According to sources, the replacement call is fuelled by the deteriorating trust between the ambassador and the Burundi government.
Belgium recently suspended its development aid to Burundi in the wake of public protests against President Pierre Nkurunziza’s move to seek a third term in the office in July.
Late April, the former colonial power suspended two million Euros it had promised to help fund the country’s May parliamentary elections.
Sanctions
Subsequently, the EU which is headquartered in Belgium’s capital Brussels, imposed sanctions on four prominent Burundians, three being government officials.
“The sanctions only targeted one ethnic group – the Hutu. EU sanctions are nothing but to disrupt the ongoing efforts to conduct the inter-Burundi dialogue,” read a statement from Burundi’s ruling party CNDD-FDD.

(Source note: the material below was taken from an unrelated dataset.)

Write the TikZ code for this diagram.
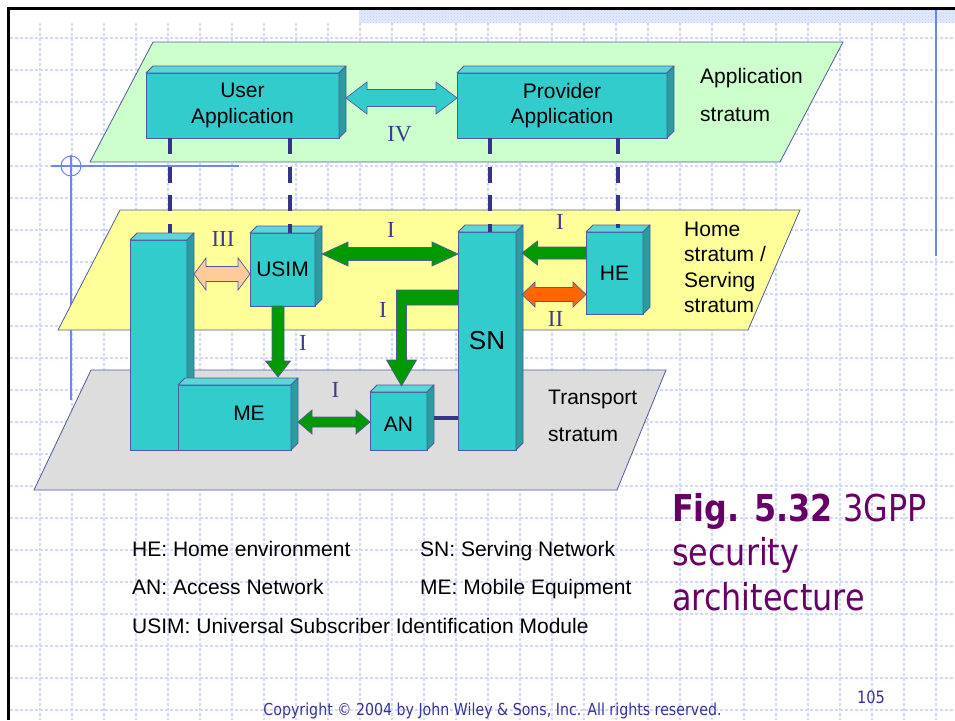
\documentclass[tikz,border=0pt]{standalone}
\usepackage{fontspec}
\setmainfont{Liberation Sans}
\newfontfamily\numfont{Liberation Serif}
\newfontfamily\tahfont[FakeStretch=0.86]{DejaVu Sans}
\usetikzlibrary{calc,patterns}
\definecolor{boxfront}{HTML}{33CCCC}
\definecolor{boxtop}{HTML}{5CD6D6}
\definecolor{boxside}{HTML}{2A9E9E}
\definecolor{edge}{HTML}{505AA0}
\definecolor{connc}{HTML}{34348A}
\definecolor{grn}{HTML}{009900}
\definecolor{peach}{HTML}{FFCC99}
\definecolor{orng}{HTML}{FF6600}
\definecolor{appc}{HTML}{CCFFCC}
\definecolor{homec}{HTML}{FFFF99}
\definecolor{transc}{HTML}{DDDDDD}
\definecolor{numc}{HTML}{3C3C8C}
\definecolor{titlec}{HTML}{660066}
\definecolor{copyc}{HTML}{333399}
\definecolor{gridc}{HTML}{D0D9F7}
\definecolor{crossc}{HTML}{6E87F0}
\definecolor{bandc}{HTML}{E2E9FC}
\definecolor{banddot}{HTML}{C2D0F6}
\newcommand\boxfaces[2]{%
  \filldraw[face, fill=boxtop] (#1.north west) -- ++(#2,-#2) -- ($(#1.north east)+(#2,-#2)$) -- (#1.north east) -- cycle;
  \filldraw[face, fill=boxside] (#1.north east) -- ++(#2,-#2) -- ($(#1.south east)+(#2,-#2)$) -- (#1.south east) -- cycle;}
\newcommand\hdarr[6]{%
  \filldraw[#1] let \p1=#2, \p2=#3 in (\x1,\y1) -- (\x1+#6,\y1+#5) -- (\x1+#6,\y1+#4) -- (\x2-#6,\y1+#4) -- (\x2-#6,\y1+#5) -- (\x2,\y1) -- (\x2-#6,\y1-#5) -- (\x2-#6,\y1-#4) -- (\x1+#6,\y1-#4) -- (\x1+#6,\y1-#5) -- cycle;}
\newcommand\lsarr[6]{%
  \filldraw[#1] let \p1=#2, \p2=#3 in (\x1,\y1) -- (\x1+#6,\y1+#5) -- (\x1+#6,\y1+#4) -- (\x2,\y1+#4) -- (\x2,\y1-#4) -- (\x1+#6,\y1-#4) -- (\x1+#6,\y1-#5) -- cycle;}
\newcommand\dnarr[6]{%
  \filldraw[#1] let \p1=#2, \p2=#3 in (\x1-#4,\y1) -- (\x1-#4,\y2+#6) -- (\x1-#5,\y2+#6) -- (\x1,\y2) -- (\x1+#5,\y2+#6) -- (\x1+#4,\y2+#6) -- (\x1+#4,\y1) -- cycle;}
\begin{document}
\begin{tikzpicture}[x=1pt,y=-1pt,
  gridline/.style={draw=gridc, line width=1.2pt, dash pattern=on 3pt off 2pt},
  stratum/.style={draw=edge, line width=0.8pt},
  cube/.style={draw=edge, fill=boxfront, line width=0.8pt, inner sep=0pt, outer sep=0pt, align=center, font=\fontsize{21}{25.5}\selectfont},
  face/.style={draw=edge, line width=0.8pt, line join=round},
  blk/.style={draw=edge, line width=0.7pt, line join=miter},
  dashconn/.style={draw=connc, line width=4pt, dash pattern=on 16pt off 12.5pt},
  solidconn/.style={draw=connc, line width=4pt},
  roman/.style={text=numc, font=\numfont\fontsize{23}{26}\selectfont, inner sep=0pt, anchor=base},
  lbl/.style={font=\fontsize{21}{25}\selectfont, inner sep=0pt, anchor=base west},
  ttl/.style={anchor=base west, inner sep=0pt, text=titlec, font=\tahfont\fontsize{37}{44}\selectfont},
]
\useasboundingbox (0,0) rectangle (955,720);
\fill[white] (0,0) rectangle (955,720);
% background grid
\foreach \gx in {40,72,...,936} \draw[gridline] (\gx,23) -- (\gx,720);
\foreach \gy in {38,70,...,710} \draw[gridline] (10,\gy) -- (955,\gy);
% top band
\fill[bandc] (359,10.3) rectangle (955,23);
\fill[pattern=crosshatch dots, pattern color=banddot] (359,10.3) rectangle (955,23);
% slide guides
\draw[crossc, line width=2pt] (936,10) -- (936,256);
\draw[crossc, line width=2pt] (51,166) -- (239,166);
\draw[crossc, line width=2.5pt] (71,155) -- (71,400);
\draw[crossc, line width=1pt] (71,166) circle[radius=10];
% strata
\filldraw[stratum, fill=appc] (153,42) -- (843,42) -- (780,162) -- (90,162) -- cycle;
\filldraw[stratum, fill=homec] (120,210) -- (800,210) -- (748,330) -- (58,330) -- cycle;
\filldraw[stratum, fill=transc] (91,370) -- (666,370) -- (617,490) -- (34,490) -- cycle;
% boxes
\node[cube, minimum width=193pt, minimum height=65pt] (ua) at (242.5,105.5) {User\\Application};
\boxfaces{ua}{7}
\node[cube, minimum width=210pt, minimum height=65pt] (pa) at (562,105.5) {Provider\\Application};
\boxfaces{pa}{7}
\node[cube, minimum width=57pt, minimum height=210pt] (meleft) at (158.5,345) {};
\boxfaces{meleft}{7}
\node[cube, minimum width=113pt, minimum height=65pt] (me) at (234.5,417.5) {};
\boxfaces{me}{7}
\node[cube, minimum width=65pt, minimum height=73pt] (usim) at (282.5,269.5) {USIM};
\boxfaces{usim}{7}
\node[cube, minimum width=57pt, minimum height=58pt] (an) at (398.5,421) {};
\boxfaces{an}{7}
\node[cube, minimum width=58pt, minimum height=218pt, font=\fontsize{26}{30}\selectfont] (sn) at (487,341) {SN};
\boxfaces{sn}{7}
\node[cube, minimum width=57pt, minimum height=82pt] (he) at (614.5,273) {HE};
\boxfaces{he}{7}
\node[lbl, anchor=base] (melbl) at (249,420) {ME};
\node[lbl, anchor=base] (anlbl) at (398.5,431.7) {AN};
% dashed links between strata
\coordinate (xa) at (170,0);
\coordinate (xb) at (290,0);
\coordinate (xc) at (490,0);
\coordinate (xd) at (618,0);
\draw[dashconn] (ua.south -| xa) -- ($(meleft.north -| xa)+(0,-7)$);
\draw[dashconn] (ua.south -| xb) -- (usim.north -| xb);
\draw[dashconn] (pa.south -| xc) -- (sn.north -| xc);
\draw[dashconn] (pa.south -| xd) -- ($(he.north -| xd)+(0,-4)$);
% AN - SN link
\draw[solidconn] ($(an.east)+(7,-3)$) -- ($(an.east -| sn.west)+(0,-3)$);
% block arrows
\hdarr{blk, fill=boxfront}{($(ua.east)+(7,-7.5)$)}{(pa.west)}{8.5}{16}{21}
\hdarr{blk, fill=peach}{($(meleft.east)+(7,-71)$)}{(usim.west)}{7.5}{16}{12}
\hdarr{blk, fill=grn}{($(usim.east)+(7,-15.5)$)}{(sn.west)}{6.5}{12}{26}
\lsarr{blk, fill=grn}{($(sn.east)+(6,-88)$)}{(he.west)}{6}{12}{15.5}
\hdarr{blk, fill=orng}{($(sn.east)+(6,-46.5)$)}{(he.west)}{7}{12.5}{13}
\hdarr{blk, fill=grn}{($(me.east)+(7,4.5)$)}{(an.west)}{5}{12}{14}
\dnarr{blk, fill=grn}{($(usim.south)+(-4.5,0)$)}{($(me.north)+(0,-8)$)}{6}{12.5}{16}
\filldraw[blk, fill=grn] let \p1=($(sn.west)+(0,-43.5)$), \p2=($(an.north)+(3,-6)$) in
  (\x1,\y1+7.5) -- (\x2-5,\y1+7.5) -- (\x2-5,\y2+26) -- (\x2-15,\y2+26) -- (\x2,\y2)
  -- (\x2+15,\y2+26) -- (\x2+5,\y2+26) -- (\x2+5,\y1-7.5) -- (\x1,\y1-7.5) -- cycle;
% roman numerals
\node[roman] (rIV) at (399.5,141.7) {IV};
\node[roman] (rIII) at (223,246) {III};
\node[roman] (rIa) at (391,237.7) {I};
\node[roman] (rIb) at (560,229.3) {I};
\node[roman] (rII) at (555.5,326) {II};
\node[roman] (rIc) at (383,317.3) {I};
\node[roman] (rId) at (303,350) {I};
\node[roman] (rIe) at (335.5,397.3) {I};
% stratum labels
\node[lbl] (apl1) at (700,83.3) {Application};
\node[lbl] (apl2) at (700,121.7) {stratum};
\node[lbl] (hs1) at (684,236) {Home};
\node[lbl] (hs2) at (684,261) {stratum /};
\node[lbl] (hs3) at (684,287) {Serving};
\node[lbl] (hs4) at (684,312.7) {stratum};
\node[lbl] (tr1) at (548,404) {Transport};
\node[lbl] (tr2) at (548,441.7) {stratum};
% legend
\node[lbl] (lg1) at (132,556) {HE: Home environment};
\node[lbl] (lg2) at (420,556) {SN: Serving Network};
\node[lbl] (lg3) at (132,594) {AN: Access Network};
\node[lbl] (lg4) at (420,594) {ME: Mobile Equipment};
\node[lbl] (lg5) at (132,633) {USIM: Universal Subscriber Identification Module};
% title
\node[ttl] (t1) at (672,521.7) {\textbf{Fig. 5.32} 3GPP};
\node[ttl] (t2) at (672,565) {security};
\node[ttl] (t3) at (672,610) {architecture};
% footer
\node[anchor=base, inner sep=0pt, text=copyc, font=\tahfont\fontsize{16.5}{18}\selectfont] (copy) at (492.5,715.5) {Copyright © 2004 by John Wiley \& Sons, Inc. All rights reserved.};
\node[anchor=base, inner sep=0pt, text=copyc, font=\tahfont\fontsize{17}{19}\selectfont] (pg) at (871,703) {105};
% slide frame
\draw[black, line width=3.5pt] (8.5,720) -- (8.5,8.5) -- (955,8.5);
\end{tikzpicture}
\end{document}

The EU also pulled out its electoral observer mission in Burundi in May after mission chief David Martin called on authorities to respect freedom of assembly and of demonstration.
“Elections must be conducted in conditions that respect competition and pluralism unfortunately these are not the conditions that are prevailing now,” said Mr Martin at the time.
The EU had voiced support for the inter-Burundi dialogue aimed at the defusing the current political impasse.